Directions
In the listing below, locate the lines that hold "this" and copy them.

-- Begin Provided material --

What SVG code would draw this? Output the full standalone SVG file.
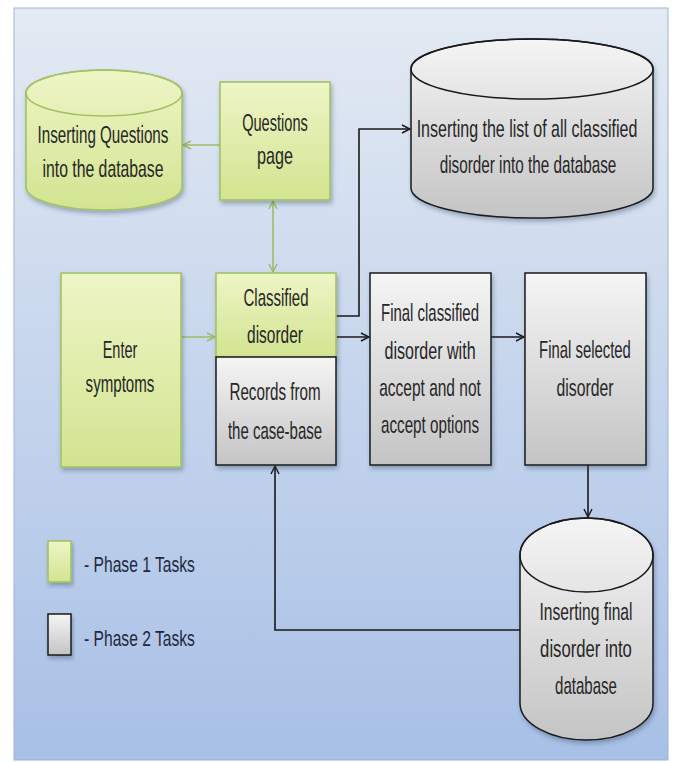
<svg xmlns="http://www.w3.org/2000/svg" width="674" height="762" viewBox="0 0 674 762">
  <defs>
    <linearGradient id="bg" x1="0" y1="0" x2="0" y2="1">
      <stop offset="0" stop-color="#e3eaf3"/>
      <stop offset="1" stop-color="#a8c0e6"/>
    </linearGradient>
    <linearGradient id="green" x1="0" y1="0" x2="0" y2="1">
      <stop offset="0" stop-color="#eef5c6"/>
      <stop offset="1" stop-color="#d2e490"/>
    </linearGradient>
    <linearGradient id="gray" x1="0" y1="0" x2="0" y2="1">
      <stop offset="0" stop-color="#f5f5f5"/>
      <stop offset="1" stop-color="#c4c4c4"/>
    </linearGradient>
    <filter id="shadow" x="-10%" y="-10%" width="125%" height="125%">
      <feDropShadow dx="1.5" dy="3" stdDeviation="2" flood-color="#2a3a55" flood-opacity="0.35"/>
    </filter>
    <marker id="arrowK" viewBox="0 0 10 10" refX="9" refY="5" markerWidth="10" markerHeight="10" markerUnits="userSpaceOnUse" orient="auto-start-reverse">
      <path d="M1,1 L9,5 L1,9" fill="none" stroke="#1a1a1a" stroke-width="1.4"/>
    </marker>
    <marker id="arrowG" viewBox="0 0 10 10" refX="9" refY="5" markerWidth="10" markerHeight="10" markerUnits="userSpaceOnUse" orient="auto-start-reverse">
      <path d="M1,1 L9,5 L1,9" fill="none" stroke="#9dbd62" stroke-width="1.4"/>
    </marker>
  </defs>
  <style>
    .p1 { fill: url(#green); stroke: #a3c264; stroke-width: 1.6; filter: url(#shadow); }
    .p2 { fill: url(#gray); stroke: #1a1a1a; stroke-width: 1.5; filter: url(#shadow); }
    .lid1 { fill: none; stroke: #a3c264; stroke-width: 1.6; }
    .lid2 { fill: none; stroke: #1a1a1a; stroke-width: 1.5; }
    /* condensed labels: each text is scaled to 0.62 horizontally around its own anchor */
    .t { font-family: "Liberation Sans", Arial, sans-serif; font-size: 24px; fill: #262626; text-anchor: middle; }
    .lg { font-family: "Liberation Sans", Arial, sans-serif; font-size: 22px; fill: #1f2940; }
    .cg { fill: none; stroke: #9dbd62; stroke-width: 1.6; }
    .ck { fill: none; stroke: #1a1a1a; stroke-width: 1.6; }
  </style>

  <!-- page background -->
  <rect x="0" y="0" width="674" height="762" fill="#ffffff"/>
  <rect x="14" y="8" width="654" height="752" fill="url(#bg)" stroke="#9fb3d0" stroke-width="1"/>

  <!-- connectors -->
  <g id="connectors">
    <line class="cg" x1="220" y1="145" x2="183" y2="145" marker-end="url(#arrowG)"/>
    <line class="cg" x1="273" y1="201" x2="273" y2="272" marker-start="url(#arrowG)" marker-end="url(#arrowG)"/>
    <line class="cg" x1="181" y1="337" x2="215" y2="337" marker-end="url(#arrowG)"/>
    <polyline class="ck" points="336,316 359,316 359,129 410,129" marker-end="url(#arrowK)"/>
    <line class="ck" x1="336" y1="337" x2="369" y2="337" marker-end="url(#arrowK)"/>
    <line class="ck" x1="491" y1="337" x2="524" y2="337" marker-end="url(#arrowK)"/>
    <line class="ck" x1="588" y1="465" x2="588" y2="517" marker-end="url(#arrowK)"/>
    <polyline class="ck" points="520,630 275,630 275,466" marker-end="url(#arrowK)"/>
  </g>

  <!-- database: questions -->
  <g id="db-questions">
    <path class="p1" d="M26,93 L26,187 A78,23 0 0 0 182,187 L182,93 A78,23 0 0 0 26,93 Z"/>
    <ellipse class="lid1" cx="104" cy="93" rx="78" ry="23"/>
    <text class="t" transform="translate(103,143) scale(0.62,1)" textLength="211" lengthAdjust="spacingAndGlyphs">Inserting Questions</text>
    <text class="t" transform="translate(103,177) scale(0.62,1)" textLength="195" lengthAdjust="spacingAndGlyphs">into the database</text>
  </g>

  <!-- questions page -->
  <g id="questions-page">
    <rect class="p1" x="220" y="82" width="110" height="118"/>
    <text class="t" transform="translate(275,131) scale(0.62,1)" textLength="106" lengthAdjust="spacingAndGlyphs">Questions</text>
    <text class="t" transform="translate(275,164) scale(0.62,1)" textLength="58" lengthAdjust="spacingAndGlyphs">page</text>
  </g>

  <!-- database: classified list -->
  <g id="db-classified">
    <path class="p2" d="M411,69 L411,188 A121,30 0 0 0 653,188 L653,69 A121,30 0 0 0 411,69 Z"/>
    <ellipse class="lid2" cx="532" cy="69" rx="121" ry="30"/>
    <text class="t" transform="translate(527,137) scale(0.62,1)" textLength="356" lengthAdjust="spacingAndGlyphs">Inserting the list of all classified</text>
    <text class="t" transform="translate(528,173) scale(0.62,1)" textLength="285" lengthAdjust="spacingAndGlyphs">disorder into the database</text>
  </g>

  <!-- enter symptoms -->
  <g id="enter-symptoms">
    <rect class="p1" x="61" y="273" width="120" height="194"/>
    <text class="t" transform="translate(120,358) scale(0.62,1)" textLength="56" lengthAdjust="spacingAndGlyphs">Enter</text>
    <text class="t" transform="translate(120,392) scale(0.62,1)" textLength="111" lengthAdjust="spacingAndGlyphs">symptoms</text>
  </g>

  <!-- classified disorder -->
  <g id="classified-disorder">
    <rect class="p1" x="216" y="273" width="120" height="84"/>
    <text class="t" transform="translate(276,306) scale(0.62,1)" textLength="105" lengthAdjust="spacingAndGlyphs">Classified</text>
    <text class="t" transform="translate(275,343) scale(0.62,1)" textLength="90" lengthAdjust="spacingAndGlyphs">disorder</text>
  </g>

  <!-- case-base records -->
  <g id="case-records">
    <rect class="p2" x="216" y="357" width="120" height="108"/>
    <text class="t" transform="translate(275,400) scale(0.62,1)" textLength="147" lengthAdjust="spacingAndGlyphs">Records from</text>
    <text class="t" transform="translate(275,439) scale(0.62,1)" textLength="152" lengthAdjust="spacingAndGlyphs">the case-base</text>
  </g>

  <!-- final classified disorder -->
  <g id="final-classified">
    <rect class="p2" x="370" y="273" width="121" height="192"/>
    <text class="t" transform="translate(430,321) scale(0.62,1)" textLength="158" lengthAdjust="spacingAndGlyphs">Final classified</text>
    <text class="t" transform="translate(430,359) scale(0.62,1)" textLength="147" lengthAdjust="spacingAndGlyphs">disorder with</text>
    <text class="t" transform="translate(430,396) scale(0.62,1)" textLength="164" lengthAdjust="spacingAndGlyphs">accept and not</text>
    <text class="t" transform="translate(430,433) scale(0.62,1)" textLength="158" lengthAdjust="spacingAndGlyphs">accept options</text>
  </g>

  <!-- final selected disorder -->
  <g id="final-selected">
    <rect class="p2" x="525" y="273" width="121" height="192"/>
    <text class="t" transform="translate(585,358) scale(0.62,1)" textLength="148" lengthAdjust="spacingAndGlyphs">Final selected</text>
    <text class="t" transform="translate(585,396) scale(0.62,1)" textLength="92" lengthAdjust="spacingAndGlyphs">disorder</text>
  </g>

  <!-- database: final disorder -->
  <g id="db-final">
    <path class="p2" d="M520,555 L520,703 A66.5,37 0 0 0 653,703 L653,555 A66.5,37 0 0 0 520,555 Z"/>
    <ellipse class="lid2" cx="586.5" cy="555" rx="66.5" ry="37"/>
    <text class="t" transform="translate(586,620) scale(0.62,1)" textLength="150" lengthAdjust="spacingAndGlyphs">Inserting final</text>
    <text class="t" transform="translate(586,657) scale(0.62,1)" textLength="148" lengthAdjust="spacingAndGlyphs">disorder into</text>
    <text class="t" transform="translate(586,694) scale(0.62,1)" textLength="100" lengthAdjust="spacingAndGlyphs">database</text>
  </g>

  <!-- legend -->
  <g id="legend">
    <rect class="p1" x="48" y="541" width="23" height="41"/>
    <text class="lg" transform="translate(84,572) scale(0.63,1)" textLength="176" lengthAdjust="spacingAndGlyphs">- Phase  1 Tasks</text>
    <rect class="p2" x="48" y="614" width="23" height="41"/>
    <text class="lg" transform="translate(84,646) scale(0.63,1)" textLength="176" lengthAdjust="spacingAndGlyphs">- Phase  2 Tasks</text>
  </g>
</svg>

-- End Provided material --
-- Begin Provided material --

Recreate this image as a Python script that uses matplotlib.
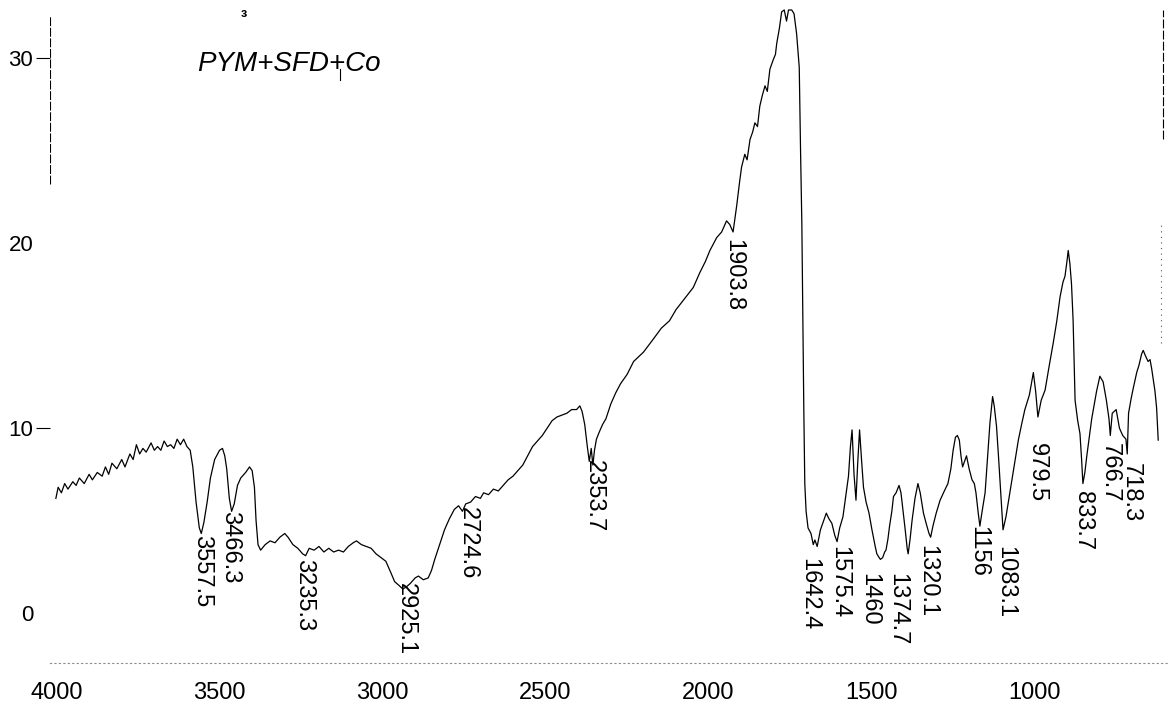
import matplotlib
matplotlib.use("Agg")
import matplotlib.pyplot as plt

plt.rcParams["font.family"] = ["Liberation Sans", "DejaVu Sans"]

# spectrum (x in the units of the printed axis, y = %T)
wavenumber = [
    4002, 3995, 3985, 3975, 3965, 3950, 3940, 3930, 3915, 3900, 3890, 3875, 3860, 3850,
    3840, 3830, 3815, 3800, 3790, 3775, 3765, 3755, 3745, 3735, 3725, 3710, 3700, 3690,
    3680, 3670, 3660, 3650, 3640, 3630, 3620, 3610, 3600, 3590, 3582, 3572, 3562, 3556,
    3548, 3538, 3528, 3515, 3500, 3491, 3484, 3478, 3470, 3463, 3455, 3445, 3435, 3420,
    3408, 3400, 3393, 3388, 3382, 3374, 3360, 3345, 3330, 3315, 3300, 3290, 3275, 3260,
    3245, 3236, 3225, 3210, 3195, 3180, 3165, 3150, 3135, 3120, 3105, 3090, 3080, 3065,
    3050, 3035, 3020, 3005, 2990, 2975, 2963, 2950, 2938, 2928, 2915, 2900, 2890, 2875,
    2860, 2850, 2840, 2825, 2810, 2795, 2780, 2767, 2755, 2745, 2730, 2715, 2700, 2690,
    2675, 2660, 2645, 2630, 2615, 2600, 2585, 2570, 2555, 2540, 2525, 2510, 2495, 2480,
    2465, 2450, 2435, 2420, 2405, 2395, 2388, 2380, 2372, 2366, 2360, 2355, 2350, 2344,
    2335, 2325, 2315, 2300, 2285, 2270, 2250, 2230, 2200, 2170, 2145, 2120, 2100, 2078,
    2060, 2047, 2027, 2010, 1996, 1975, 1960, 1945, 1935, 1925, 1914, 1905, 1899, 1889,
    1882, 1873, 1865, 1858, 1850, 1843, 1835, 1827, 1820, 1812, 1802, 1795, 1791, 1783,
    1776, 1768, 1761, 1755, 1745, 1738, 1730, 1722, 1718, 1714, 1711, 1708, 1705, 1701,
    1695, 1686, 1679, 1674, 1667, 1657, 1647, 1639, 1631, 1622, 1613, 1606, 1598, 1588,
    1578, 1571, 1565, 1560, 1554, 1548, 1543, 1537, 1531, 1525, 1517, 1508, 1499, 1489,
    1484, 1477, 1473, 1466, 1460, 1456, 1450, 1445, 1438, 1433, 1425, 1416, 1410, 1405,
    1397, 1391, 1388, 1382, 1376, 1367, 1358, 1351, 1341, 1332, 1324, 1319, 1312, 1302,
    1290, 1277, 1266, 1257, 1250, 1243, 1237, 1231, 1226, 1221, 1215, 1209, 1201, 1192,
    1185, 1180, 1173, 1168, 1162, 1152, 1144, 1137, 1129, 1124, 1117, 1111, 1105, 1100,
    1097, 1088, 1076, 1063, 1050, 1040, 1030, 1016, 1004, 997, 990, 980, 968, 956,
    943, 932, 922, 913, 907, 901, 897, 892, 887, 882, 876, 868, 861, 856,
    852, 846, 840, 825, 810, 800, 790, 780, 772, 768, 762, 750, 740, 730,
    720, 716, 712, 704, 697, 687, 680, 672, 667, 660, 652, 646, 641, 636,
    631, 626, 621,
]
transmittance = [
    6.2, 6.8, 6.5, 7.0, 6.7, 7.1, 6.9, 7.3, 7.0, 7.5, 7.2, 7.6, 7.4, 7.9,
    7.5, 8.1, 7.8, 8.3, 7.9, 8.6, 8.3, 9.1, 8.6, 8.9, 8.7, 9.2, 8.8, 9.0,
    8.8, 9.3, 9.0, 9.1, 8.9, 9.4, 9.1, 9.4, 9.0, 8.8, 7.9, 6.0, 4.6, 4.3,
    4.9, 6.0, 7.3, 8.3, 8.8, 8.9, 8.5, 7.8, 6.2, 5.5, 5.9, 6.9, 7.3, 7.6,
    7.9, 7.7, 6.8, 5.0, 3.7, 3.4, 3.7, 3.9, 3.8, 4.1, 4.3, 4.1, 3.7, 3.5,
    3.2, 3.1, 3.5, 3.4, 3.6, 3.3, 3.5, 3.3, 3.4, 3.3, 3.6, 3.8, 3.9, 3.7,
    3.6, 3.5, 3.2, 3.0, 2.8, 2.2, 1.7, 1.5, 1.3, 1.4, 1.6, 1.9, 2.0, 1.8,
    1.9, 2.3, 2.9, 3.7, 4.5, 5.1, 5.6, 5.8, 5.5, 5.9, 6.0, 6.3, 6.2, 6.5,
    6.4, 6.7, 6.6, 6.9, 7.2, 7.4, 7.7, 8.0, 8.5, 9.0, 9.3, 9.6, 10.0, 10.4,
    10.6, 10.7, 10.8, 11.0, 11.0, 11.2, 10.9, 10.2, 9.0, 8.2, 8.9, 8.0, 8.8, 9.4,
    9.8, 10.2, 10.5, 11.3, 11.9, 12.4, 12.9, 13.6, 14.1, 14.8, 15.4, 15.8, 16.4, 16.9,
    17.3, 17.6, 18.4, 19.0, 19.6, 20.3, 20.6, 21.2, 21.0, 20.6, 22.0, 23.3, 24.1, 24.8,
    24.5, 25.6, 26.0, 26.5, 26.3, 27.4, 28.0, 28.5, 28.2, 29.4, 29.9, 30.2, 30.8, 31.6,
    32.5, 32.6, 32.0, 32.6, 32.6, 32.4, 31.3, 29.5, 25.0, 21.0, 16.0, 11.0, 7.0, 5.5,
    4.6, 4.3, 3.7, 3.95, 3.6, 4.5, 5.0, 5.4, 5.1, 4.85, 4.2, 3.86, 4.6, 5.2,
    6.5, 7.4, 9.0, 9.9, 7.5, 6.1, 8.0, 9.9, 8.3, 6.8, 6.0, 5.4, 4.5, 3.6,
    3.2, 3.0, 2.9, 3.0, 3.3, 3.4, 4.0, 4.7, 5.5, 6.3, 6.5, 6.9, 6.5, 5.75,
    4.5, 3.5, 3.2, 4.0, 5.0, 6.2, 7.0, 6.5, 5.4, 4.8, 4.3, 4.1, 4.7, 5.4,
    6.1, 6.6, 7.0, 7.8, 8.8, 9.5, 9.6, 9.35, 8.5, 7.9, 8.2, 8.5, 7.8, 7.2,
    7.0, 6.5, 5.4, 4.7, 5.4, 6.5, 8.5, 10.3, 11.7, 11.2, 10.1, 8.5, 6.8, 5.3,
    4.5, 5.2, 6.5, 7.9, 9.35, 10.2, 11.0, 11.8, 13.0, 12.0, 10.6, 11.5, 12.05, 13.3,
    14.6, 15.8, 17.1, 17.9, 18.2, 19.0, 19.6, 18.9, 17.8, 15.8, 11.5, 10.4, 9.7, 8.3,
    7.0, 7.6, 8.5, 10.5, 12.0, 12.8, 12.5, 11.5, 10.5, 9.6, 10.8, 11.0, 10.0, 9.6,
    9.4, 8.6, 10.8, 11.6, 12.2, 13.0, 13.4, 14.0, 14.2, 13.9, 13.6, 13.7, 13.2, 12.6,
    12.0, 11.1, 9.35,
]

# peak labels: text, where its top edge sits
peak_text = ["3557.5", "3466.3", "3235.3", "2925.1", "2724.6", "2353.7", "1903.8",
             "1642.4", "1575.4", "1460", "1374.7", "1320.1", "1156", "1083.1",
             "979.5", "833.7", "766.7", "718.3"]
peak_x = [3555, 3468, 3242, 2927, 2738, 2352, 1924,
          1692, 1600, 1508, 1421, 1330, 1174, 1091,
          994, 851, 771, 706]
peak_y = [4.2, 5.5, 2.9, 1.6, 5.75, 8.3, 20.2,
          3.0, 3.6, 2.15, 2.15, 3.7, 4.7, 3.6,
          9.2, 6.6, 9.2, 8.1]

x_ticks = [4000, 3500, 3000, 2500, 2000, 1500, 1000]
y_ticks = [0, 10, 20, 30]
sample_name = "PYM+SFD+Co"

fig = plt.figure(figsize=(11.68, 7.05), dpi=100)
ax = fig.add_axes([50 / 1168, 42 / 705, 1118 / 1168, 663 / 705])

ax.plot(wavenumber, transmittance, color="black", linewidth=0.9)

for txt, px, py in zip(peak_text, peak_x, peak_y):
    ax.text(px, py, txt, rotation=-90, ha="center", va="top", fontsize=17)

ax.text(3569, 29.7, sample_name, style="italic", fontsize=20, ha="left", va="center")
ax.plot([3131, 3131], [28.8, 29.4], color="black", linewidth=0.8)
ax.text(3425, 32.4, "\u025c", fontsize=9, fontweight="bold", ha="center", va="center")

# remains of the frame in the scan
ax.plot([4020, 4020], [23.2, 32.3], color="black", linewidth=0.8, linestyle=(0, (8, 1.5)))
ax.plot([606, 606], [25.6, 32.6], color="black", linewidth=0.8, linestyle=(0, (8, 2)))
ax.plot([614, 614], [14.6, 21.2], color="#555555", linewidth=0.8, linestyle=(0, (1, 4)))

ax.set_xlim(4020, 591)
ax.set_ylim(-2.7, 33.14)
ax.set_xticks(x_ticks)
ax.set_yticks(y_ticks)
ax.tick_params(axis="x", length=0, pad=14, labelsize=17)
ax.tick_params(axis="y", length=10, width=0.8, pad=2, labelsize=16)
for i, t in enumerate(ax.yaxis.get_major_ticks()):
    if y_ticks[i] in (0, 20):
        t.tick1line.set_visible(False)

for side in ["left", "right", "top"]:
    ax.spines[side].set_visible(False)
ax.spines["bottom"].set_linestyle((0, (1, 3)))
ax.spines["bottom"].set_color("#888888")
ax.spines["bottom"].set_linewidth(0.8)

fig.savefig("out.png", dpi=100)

-- End Provided material --

Answer
What SVG code would draw this? Output the full standalone SVG file.
Recreate this image as a Python script that uses matplotlib.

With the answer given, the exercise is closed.